↓↓↓

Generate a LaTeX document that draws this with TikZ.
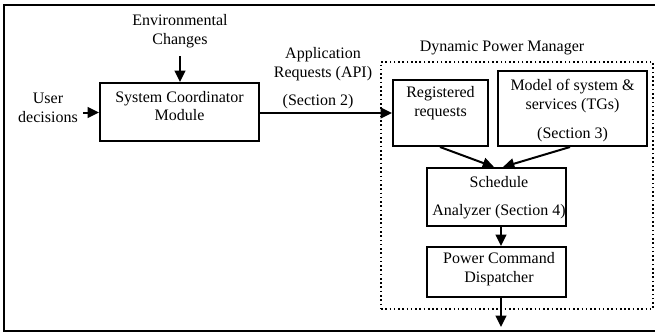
\documentclass[tikz,border=0pt]{standalone}
\usepackage{fontspec}
\setmainfont{Liberation Serif}
\usetikzlibrary{arrows.meta}
\begin{document}
\begin{tikzpicture}[x=0.75pt,y=-0.75pt,
  every node/.style={font=\fontsize{12}{14}\selectfont, inner sep=0pt},
  txt/.style={align=center},
  blk/.style={draw, line width=1.5pt, rectangle, inner sep=0pt},
  arr/.style={line width=1.5pt, -{Triangle[length=8.5pt,width=8pt]}},
  frameline/.style={line width=2pt},
  dpm/.style={draw, dotted, line width=1.2pt}]
\useasboundingbox (0,0) rectangle (655,333);

% open outer frame
\coordinate (ftr) at (660,5);
\coordinate (ftl) at (4,5);
\coordinate (fbl) at (4,331);
\coordinate (fbr) at (660,331);
\draw[frameline] (ftr) -- (ftl) -- (fbl) -- (fbr);

% Dynamic Power Manager region
\node[dpm, minimum width=272*0.75pt, minimum height=247*0.75pt] (mgr) at (517,185.5) {};
\node[txt] (mgrlbl) at (502,48) {Dynamic Power Manager};

% blocks
\node[blk, minimum width=159*0.75pt, minimum height=58*0.75pt] (coord) at (179.5,112) {};
\node[txt] (coordlbl) at (179.5,106) {System Coordinator\\Module};

\node[blk, minimum width=95*0.75pt, minimum height=66*0.75pt] (reg) at (440.5,113) {};
\node[txt] (reglbl) at (440.5,103) {Registered\\requests};

\node[blk, minimum width=149*0.75pt, minimum height=75*0.75pt] (model) at (572.5,108.5) {};
\node[txt] (modellbl1) at (572.5,96) {Model of system \&\\services (TGs)};
\node[txt] (modellbl2) at (572.5,135) {(Section 3)};

\node[blk, minimum width=139*0.75pt, minimum height=58*0.75pt] (sched) at (496.5,197) {};
\node[txt] (schedlbl1) at (499,182) {Schedule};
\node[txt] (schedlbl2) at (499,212) {Analyzer (Section 4)};

\node[blk, minimum width=139*0.75pt, minimum height=50*0.75pt] (power) at (496.5,272) {};
\node[txt] (powerlbl) at (499,269) {Power Command\\Dispatcher};

% outside inputs
\node[txt] (env) at (180,31) {Environmental\\Changes};
\node[txt] (user) at (48,108) {User\\decisions};
\node[txt] (applbl) at (323,64) {Application\\Requests (API)};
\node[txt] (seclbl) at (318,102) {(Section 2)};

\coordinate (envtail) at (180,56);
\coordinate (usertail) at (83,112.5);
\coordinate (out) at (501,327);

% connectors
\draw[arr] (envtail) -- (coord.north -| envtail);
\draw[arr] (usertail) -- (coord.west |- usertail);
\draw[arr] (coord.east |- 0,113) -- (reg.west |- 0,113);
\draw[arr] (reg.south -| 440,0) -- (sched.north -| 494,0);
\draw[arr] (model.south -| 570,0) -- (sched.north -| 503,0);
\draw[arr] (sched.south -| 501,0) -- (power.north -| 501,0);
\draw[arr] (power.south -| out) -- (out);
\end{tikzpicture}
\end{document}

↑↑↑

Request: All of the data needs repeating exactly, but the pictures do not.

Result for this exercise:
Generate a LaTeX document that draws this with TikZ.
\documentclass[tikz,border=0pt]{standalone}
\usepackage{fontspec}
\setmainfont{Liberation Serif}
\usetikzlibrary{arrows.meta}
\begin{document}
\begin{tikzpicture}[x=0.75pt,y=-0.75pt,
  every node/.style={font=\fontsize{12}{14}\selectfont, inner sep=0pt},
  txt/.style={align=center},
  blk/.style={draw, line width=1.5pt, rectangle, inner sep=0pt},
  arr/.style={line width=1.5pt, -{Triangle[length=8.5pt,width=8pt]}},
  frameline/.style={line width=2pt},
  dpm/.style={draw, dotted, line width=1.2pt}]
\useasboundingbox (0,0) rectangle (655,333);

% open outer frame
\coordinate (ftr) at (660,5);
\coordinate (ftl) at (4,5);
\coordinate (fbl) at (4,331);
\coordinate (fbr) at (660,331);
\draw[frameline] (ftr) -- (ftl) -- (fbl) -- (fbr);

% Dynamic Power Manager region
\node[dpm, minimum width=272*0.75pt, minimum height=247*0.75pt] (mgr) at (517,185.5) {};
\node[txt] (mgrlbl) at (502,48) {Dynamic Power Manager};

% blocks
\node[blk, minimum width=159*0.75pt, minimum height=58*0.75pt] (coord) at (179.5,112) {};
\node[txt] (coordlbl) at (179.5,106) {System Coordinator\\Module};

\node[blk, minimum width=95*0.75pt, minimum height=66*0.75pt] (reg) at (440.5,113) {};
\node[txt] (reglbl) at (440.5,103) {Registered\\requests};

\node[blk, minimum width=149*0.75pt, minimum height=75*0.75pt] (model) at (572.5,108.5) {};
\node[txt] (modellbl1) at (572.5,96) {Model of system \&\\services (TGs)};
\node[txt] (modellbl2) at (572.5,135) {(Section 3)};

\node[blk, minimum width=139*0.75pt, minimum height=58*0.75pt] (sched) at (496.5,197) {};
\node[txt] (schedlbl1) at (499,182) {Schedule};
\node[txt] (schedlbl2) at (499,212) {Analyzer (Section 4)};

\node[blk, minimum width=139*0.75pt, minimum height=50*0.75pt] (power) at (496.5,272) {};
\node[txt] (powerlbl) at (499,269) {Power Command\\Dispatcher};

% outside inputs
\node[txt] (env) at (180,31) {Environmental\\Changes};
\node[txt] (user) at (48,108) {User\\decisions};
\node[txt] (applbl) at (323,64) {Application\\Requests (API)};
\node[txt] (seclbl) at (318,102) {(Section 2)};

\coordinate (envtail) at (180,56);
\coordinate (usertail) at (83,112.5);
\coordinate (out) at (501,327);

% connectors
\draw[arr] (envtail) -- (coord.north -| envtail);
\draw[arr] (usertail) -- (coord.west |- usertail);
\draw[arr] (coord.east |- 0,113) -- (reg.west |- 0,113);
\draw[arr] (reg.south -| 440,0) -- (sched.north -| 494,0);
\draw[arr] (model.south -| 570,0) -- (sched.north -| 503,0);
\draw[arr] (sched.south -| 501,0) -- (power.north -| 501,0);
\draw[arr] (power.south -| out) -- (out);
\end{tikzpicture}
\end{document}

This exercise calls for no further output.